# Task requirements:
Pull out exactly the lines from the line containing "Rebuild this diagram" to the line containing "262C282 268 284", both lines included, with pictures removed from the copy.

======== Data excerpts

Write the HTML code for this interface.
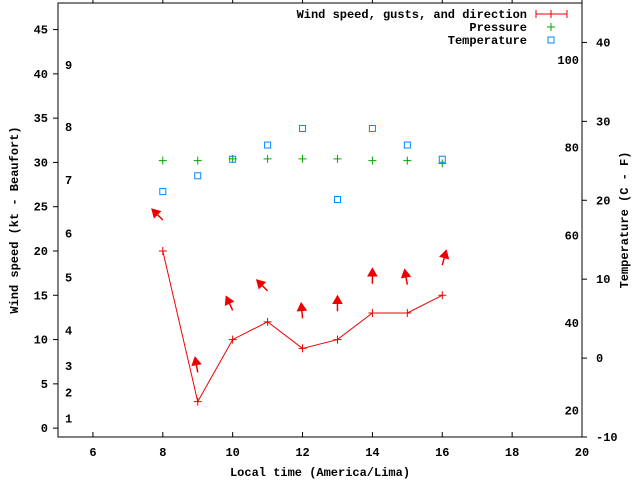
<!DOCTYPE html>
<html><head><meta charset="utf-8"><style>
body{margin:0;background:#fff}
svg text{font-family:"Liberation Mono","DejaVu Sans Mono",monospace;font-size:12px;font-weight:bold}
</style></head><body>
<svg id="c" width="640" height="480" viewBox="0 0 640 480">
<rect width="640" height="480" fill="#fff"/>
<g id="axes"></g><g id="marks"></g>
</svg>
<script>
const hours=[8,9,10,11,12,13,14,15,16];
const wind=[20,3,10,12,9,10,13,13,15];
const gusts=[23.5,6.3,13.3,15.5,12.4,13.2,16.3,16.2,18.4];
const direction=[315,350,335,315,355,0,0,350,15];
const pressure=[30.2,30.2,30.4,30.4,30.4,30.4,30.2,30.2,29.9];
const tempC=[21.1,23.1,25.2,27,29.1,20.1,29.1,27,25.2];
const xTicks=[6,8,10,12,14,16,18,20];
const yTicks=[0,5,10,15,20,25,30,35,40,45];
const cTicks=[-10,0,10,20,30,40];
const fTicks=[20,40,60,80,100];
const bftLabels=[1,2,3,4,5,6,7,8,9];
const bftLimits=[1.1,4,7,11,17,22,28,34,41];
const L=58,R=582,T=3,B=437;
const X=v=>L+(v-5)/15*(R-L);
const Y=v=>B-(v+1)/49*(B-T);
const YC=c=>B-(c+10)/55*(B-T);
const YF=f=>YC((f-32)*5/9);
const NS='http://www.w3.org/2000/svg';
function mk(p,t,a,txt){const e=document.createElementNS(NS,t);for(const k in a)e.setAttribute(k,a[k]);if(txt!==undefined)e.textContent=txt;document.getElementById(p).appendChild(e);return e;}
let e=mk('axes','rect',{x:L,y:T,width:R-L,height:B-T,fill:'none',stroke:'#000','stroke-width':1});


xTicks.forEach(v=>{
 mk('axes','line',{x1:X(v),x2:X(v),y1:B,y2:B-5,stroke:'#000'});
 mk('axes','line',{x1:X(v),x2:X(v),y1:T,y2:T-3,stroke:'#000'});
 e=mk('axes','text',{x:X(v),y:B+19,'text-anchor':'middle'},v);
 
 
});
yTicks.forEach(v=>{
 mk('axes','line',{x1:L,x2:L-5,y1:Y(v),y2:Y(v),stroke:'#000'});
 e=mk('axes','text',{x:L-10,y:Y(v)+4,'text-anchor':'end'},v);
 
 
});
cTicks.forEach(v=>{
 mk('axes','line',{x1:R,x2:R+5,y1:YC(v),y2:YC(v),stroke:'#000'});
 e=mk('axes','text',{x:R+14,y:YC(v)+4},v);
 
 
});
fTicks.forEach(v=>{
 e=mk('axes','text',{x:R-3,y:YF(v)+4,'text-anchor':'end'},v);
 
 
});
bftLabels.forEach((v,i)=>{
 e=mk('axes','text',{x:65,y:Y(bftLimits[i])+4},v);
 
 
});
e=mk('axes','text',{x:320,y:476,'text-anchor':'middle'},'Local time (America/Lima)');


e=mk('axes','text',{x:18,y:220,'text-anchor':'middle',transform:'rotate(-90 18 220)'},'Wind speed (kt - Beaufort)');


e=mk('axes','text',{x:628,y:220,'text-anchor':'middle',transform:'rotate(-90 628 220)'},'Temperature (C - F)');


// legend
e=mk('axes','text',{x:527,y:18,'text-anchor':'end'},'Wind speed, gusts, and direction');


mk('axes','line',{x1:536,x2:567,y1:14,y2:14,stroke:'#e00'});
[536,551,567].forEach(x=>mk('axes','line',{x1:x,x2:x,y1:10,y2:18,stroke:'#e00'}));
e=mk('axes','text',{x:527,y:31,'text-anchor':'end'},'Pressure');


mk('axes','path',{d:'M547 27h8M551 23v8',stroke:'#0a0'});
e=mk('axes','text',{x:527,y:44,'text-anchor':'end'},'Temperature');


mk('axes','rect',{x:548,y:37,width:6,height:6,fill:'none',stroke:'#08f'});
// wind line
e=mk('marks','polyline',{points:hours.map((h,i)=>X(h)+','+Y(wind[i])).join(' '),fill:'none',stroke:'#e00'});


hours.forEach((h,i)=>{
 const x=X(h),y=Y(wind[i]);
 e=mk('marks','path',{d:`M${x-4} ${y}h8M${x} ${y-4}v8`,stroke:'#e00'});
 
 
 const tx=X(h),ty=Y(gusts[i]),a=direction[i]*Math.PI/180,len=15;
 const dx=Math.sin(a),dy=-Math.cos(a);
 const hx=tx+dx*len,hy=ty+dy*len;
 const px=-dy,py=dx;
 e=mk('marks','path',{d:`M${tx} ${ty}L${hx} ${hy}M${hx} ${hy}L${hx-dx*7+px*4} ${hy-dy*7+py*4}L${hx-dx*7-px*4} ${hy-dy*7-py*4}Z`,stroke:'#e00',fill:'#e00','stroke-width':1.5});
 
 
 const py2=Y(pressure[i]);
 e=mk('marks','path',{d:`M${x-4} ${py2}h8M${x} ${py2-4}v8`,stroke:'#0a0'});
 
 
 const cy=YC(tempC[i]);
 e=mk('marks','rect',{x:x-3,y:cy-3,width:6,height:6,fill:'none',stroke:'#08f'});
 
 
});
</script>
</body></html>
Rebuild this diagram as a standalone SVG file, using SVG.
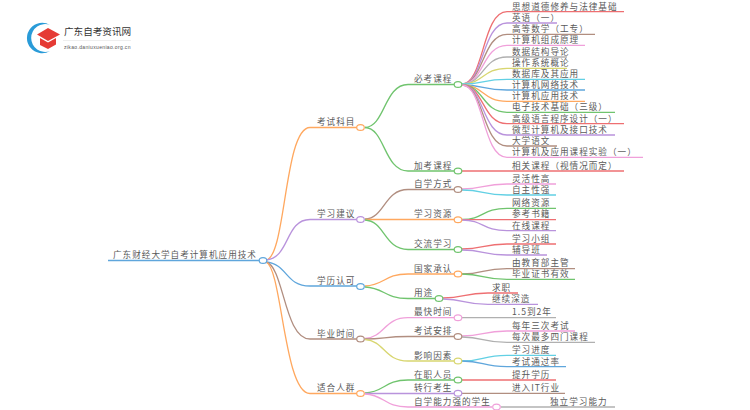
<svg xmlns="http://www.w3.org/2000/svg" width="750" height="410" viewBox="0 0 750 410">
<style>
text{font-family:"Noto Sans CJK SC","Liberation Sans",sans-serif;font-size:8.6px;letter-spacing:1px;text-spacing-trim:space-all;fill:#5a5a5a}
.c{fill:none;stroke-width:1.3}
.n{fill:#fff;stroke-width:1.2}
.r{stroke:#ee6f72}.u{stroke:#b993dc}.b{stroke:#b18e80}.p{stroke:#f0a0da}.g{stroke:#b0b0b0}.y{stroke:#d8d670}.a{stroke:#62d0e4}.l{stroke:#5fa6dc}.o{stroke:#ffa85f}.e{stroke:#70c46e}
</style>
<rect width="750" height="410" fill="#fff"/>
<g id="logo">
<path d="M50 25A15.2 15.2 0 1 0 50 51A13.9 13.9 0 1 1 50 25Z" fill="#2a9bd8"/>
<path d="M37 34.5L48 28L60 34.5L48 41Z" fill="#e53b35"/>
<path d="M40 38L48 42.5L56 38V44.5L48 49L40 45Z" fill="#e53b35"/>
<text x="64" y="35" style="font-size:9.6px;letter-spacing:0;fill:#333">广东自考资讯网</text>
<path d="M63 40.5H131" stroke="#e2e2e2" stroke-width=".6"/>
<text x="64" y="49" style="font-size:5px;fill:#555;font-family:'Liberation Sans',sans-serif;letter-spacing:.35px">zikao.daniuxueniao.org.cn</text>
</g>
<g id="connectors">
<path class="c l" d="M108 260.5H260"/>
<path class="c o" d="M266 260C286 258 284 127.5 310 127.5H357"/>
<path class="c u" d="M266 260C290 258 285 219.5 310 219.5H357"/>
<path class="c l" d="M266 262C288 264 285 286 310 286H357"/>
<path class="c b" d="M266 262C284 266 284 339 310 339H357"/>
<path class="c o" d="M266 262C282 268 284 393.5 310 393.5H357"/>

<path class="c e" d="M365 127.5C385 127 384 84.5 408 84.5H454"/>
<path class="c e" d="M365 127.5C385 128 384 171 408 171H454"/>
<path class="c b" d="M365 219C385 218 384 189.5 408 189.5H454"/>
<path class="c o" d="M365 219.5H454"/>
<path class="c e" d="M365 220C385 221 384 249.5 408 249.5H454"/>
<path class="c o" d="M365 286C385 285 384 274 408 274H454"/>
<path class="c e" d="M365 287C385 288 384 298.5 408 298.5H435"/>
<path class="c p" d="M365 338.5C385 337 384 317.7 408 317.7H454"/>
<path class="c b" d="M365 339C385 339 384 336.5 408 336.5H454"/>
<path class="c y" d="M365 339.5C385 341 384 361 408 361H454"/>
<path class="c e" d="M365 393C385 392 384 380 408 380H454"/>
<path class="c u" d="M365 393.5H454"/>
<path class="c p" d="M365 394C385 395 384 407 408 407H492"/>

<path class="c r" d="M462 84C484 84 482 11.7 507 11.7H624"/>
<path class="c u" d="M462 84C484 84 482 23 507 23H557"/>
<path class="c b" d="M462 84C484 84 482 34.3 507 34.3H595"/>
<path class="c p" d="M462 84C484 84 482 45.3 507 45.3H585"/>
<path class="c g" d="M462 84C484 84 482 57 507 57H567"/>
<path class="c y" d="M462 84C484 84 482 68.3 507 68.3H567"/>
<path class="c a" d="M462 84C484 84 482 79.3 507 79.3H585"/>
<path class="c l" d="M462 85C484 85 482 90 507 90H585"/>
<path class="c o" d="M462 85C484 85 482 101.3 507 101.3H585"/>
<path class="c e" d="M462 85C484 85 482 112.3 507 112.3H615"/>
<path class="c r" d="M462 85C484 85 482 123.7 507 123.7H624"/>
<path class="c u" d="M462 85C484 85 482 135 507 135H615"/>
<path class="c b" d="M462 85C484 85 482 146 507 146H557"/>
<path class="c p" d="M462 85C484 85 482 157.3 507 157.3H643"/>
<path class="c r" d="M462 171H624"/>
<path class="c p" d="M462 189C484 189 482 184 507 184H556"/>
<path class="c a" d="M462 190C484 190 482 195 507 195H556"/>
<path class="c e" d="M462 219.5C484 219.5 482 208.3 507 208.3H556"/>
<path class="c r" d="M462 219.7H556"/>
<path class="c u" d="M462 220C484 220 482 230.7 507 230.7H556"/>
<path class="c r" d="M462 249C484 249 482 244 507 244H556"/>
<path class="c u" d="M462 250C484 250 482 255 507 255H547"/>
<path class="c b" d="M462 274C484 274 482 268.7 507 268.7H575"/>
<path class="c e" d="M462 274C484 274 482 279.3 507 279.3H575"/>
<path class="c r" d="M443 298C465 298 463 293 488 293H518"/>
<path class="c u" d="M443 299C465 299 463 304.3 488 304.3H538"/>
<path class="c g" d="M462 317.7H556"/>
<path class="c p" d="M462 336C484 336 482 331 507 331H575"/>
<path class="c g" d="M462 337C484 337 482 342.3 507 342.3H595"/>
<path class="c a" d="M462 361C484 361 482 355.3 507 355.3H556"/>
<path class="c l" d="M462 361C484 361 482 366.7 507 366.7H566"/>
<path class="c r" d="M462 380H556"/>
<path class="c b" d="M462 393.3H565"/>
<path class="c g" d="M501 407H615"/>
</g>
<g id="root"><text x="113" y="257.5">广东财经大学自考计算机应用技术</text><ellipse class="n l" cx="263" cy="260.5" rx="3.8" ry="2.9"/></g>
<g id="n1"><text x="317" y="125">考试科目</text><ellipse class="n o" cx="360.5" cy="127.5" rx="3.8" ry="2.9"/></g>
<g id="n2"><text x="317" y="217">学习建议</text><ellipse class="n u" cx="360.5" cy="219.5" rx="3.8" ry="2.9"/></g>
<g id="n3"><text x="317" y="283.5">学历认可</text><ellipse class="n l" cx="360.5" cy="286.5" rx="3.8" ry="2.9"/></g>
<g id="n4"><text x="317" y="336.5">毕业时间</text><ellipse class="n b" cx="360.5" cy="339" rx="3.8" ry="2.9"/></g>
<g id="n5"><text x="317" y="391">适合人群</text><ellipse class="n o" cx="360.5" cy="393.5" rx="3.8" ry="2.9"/></g>

<g id="n11"><text x="414" y="82">必考课程</text><ellipse class="n e" cx="458" cy="84.5" rx="3.8" ry="2.9"/></g>
<g id="n12"><text x="414" y="168.5">加考课程</text><ellipse class="n e" cx="458" cy="171" rx="3.8" ry="2.9"/></g>
<g id="n21"><text x="414" y="187">自学方式</text><ellipse class="n b" cx="458" cy="189.5" rx="3.8" ry="2.9"/></g>
<g id="n22"><text x="414" y="217">学习资源</text><ellipse class="n o" cx="458" cy="219.7" rx="3.8" ry="2.9"/></g>
<g id="n23"><text x="414" y="247">交流学习</text><ellipse class="n e" cx="458" cy="249.5" rx="3.8" ry="2.9"/></g>
<g id="n31"><text x="414" y="271.5">国家承认</text><ellipse class="n o" cx="458" cy="274" rx="3.8" ry="2.9"/></g>
<g id="n32"><text x="414" y="296">用途</text><ellipse class="n e" cx="439" cy="298.5" rx="3.8" ry="2.9"/></g>
<g id="n41"><text x="414" y="315">最快时间</text><ellipse class="n p" cx="458" cy="317.7" rx="3.8" ry="2.9"/></g>
<g id="n42"><text x="414" y="334">考试安排</text><ellipse class="n b" cx="458" cy="336.5" rx="3.8" ry="2.9"/></g>
<g id="n43"><text x="414" y="358.5">影响因素</text><ellipse class="n y" cx="458" cy="361" rx="3.8" ry="2.9"/></g>
<g id="n51"><text x="414" y="377.5">在职人员</text><ellipse class="n e" cx="458" cy="380" rx="3.8" ry="2.9"/></g>
<g id="n52"><text x="414" y="391">转行考生</text><ellipse class="n u" cx="458" cy="393.3" rx="3.8" ry="2.9"/></g>
<g id="n53"><text x="414" y="404.5">自学能力强的学生</text><ellipse class="n p" cx="496.5" cy="407" rx="3.8" ry="2.9"/></g>

<g id="leaves">
<text x="512" y="9.5">思想道德修养与法律基础</text>
<text x="512" y="20.5">英语（一）</text>
<text x="512" y="32">高等数学（工专）</text>
<text x="512" y="43">计算机组成原理</text>
<text x="512" y="54.5">数据结构导论</text>
<text x="512" y="66">操作系统概论</text>
<text x="512" y="77">数据库及其应用</text>
<text x="512" y="88">计算机网络技术</text>
<text x="512" y="99">计算机应用技术</text>
<text x="512" y="110">电子技术基础（三级）</text>
<text x="512" y="121.5">高级语言程序设计（一）</text>
<text x="512" y="132.5">微型计算机及接口技术</text>
<text x="512" y="143.5">大学语文</text>
<text x="512" y="155">计算机及应用课程实验（一）</text>
<text x="512" y="168.5">相关课程（视情况而定）</text>
<text x="512" y="181.5">灵活性高</text>
<text x="512" y="192.5">自主性强</text>
<text x="512" y="206">网络资源</text>
<text x="512" y="217">参考书籍</text>
<text x="512" y="228.5">在线课程</text>
<text x="512" y="241.5">学习小组</text>
<text x="512" y="252.5">辅导班</text>
<text x="512" y="266">由教育部主管</text>
<text x="512" y="277">毕业证书有效</text>
<text x="492" y="290.5">求职</text>
<text x="492" y="302">继续深造</text>
<text x="512" y="315">1.5到2年</text>
<text x="512" y="328.5">每年三次考试</text>
<text x="512" y="340">每次最多四门课程</text>
<text x="512" y="353">学习进度</text>
<text x="512" y="364.5">考试通过率</text>
<text x="512" y="377.5">提升学历</text>
<text x="512" y="391">进入IT行业</text>
<text x="550" y="404.5">独立学习能力</text>
</g>
</svg>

================

# Result:
Rebuild this diagram as a standalone SVG file, using SVG.
<svg xmlns="http://www.w3.org/2000/svg" width="750" height="410" viewBox="0 0 750 410">
<style>
text{font-family:"Noto Sans CJK SC","Liberation Sans",sans-serif;font-size:8.6px;letter-spacing:1px;text-spacing-trim:space-all;fill:#5a5a5a}
.c{fill:none;stroke-width:1.3}
.n{fill:#fff;stroke-width:1.2}
.r{stroke:#ee6f72}.u{stroke:#b993dc}.b{stroke:#b18e80}.p{stroke:#f0a0da}.g{stroke:#b0b0b0}.y{stroke:#d8d670}.a{stroke:#62d0e4}.l{stroke:#5fa6dc}.o{stroke:#ffa85f}.e{stroke:#70c46e}
</style>
<rect width="750" height="410" fill="#fff"/>
<g id="logo">
<path d="M50 25A15.2 15.2 0 1 0 50 51A13.9 13.9 0 1 1 50 25Z" fill="#2a9bd8"/>
<path d="M37 34.5L48 28L60 34.5L48 41Z" fill="#e53b35"/>
<path d="M40 38L48 42.5L56 38V44.5L48 49L40 45Z" fill="#e53b35"/>
<text x="64" y="35" style="font-size:9.6px;letter-spacing:0;fill:#333">广东自考资讯网</text>
<path d="M63 40.5H131" stroke="#e2e2e2" stroke-width=".6"/>
<text x="64" y="49" style="font-size:5px;fill:#555;font-family:'Liberation Sans',sans-serif;letter-spacing:.35px">zikao.daniuxueniao.org.cn</text>
</g>
<g id="connectors">
<path class="c l" d="M108 260.5H260"/>
<path class="c o" d="M266 260C286 258 284 127.5 310 127.5H357"/>
<path class="c u" d="M266 260C290 258 285 219.5 310 219.5H357"/>
<path class="c l" d="M266 262C288 264 285 286 310 286H357"/>
<path class="c b" d="M266 262C284 266 284 339 310 339H357"/>
<path class="c o" d="M266 262C282 268 284 393.5 310 393.5H357"/>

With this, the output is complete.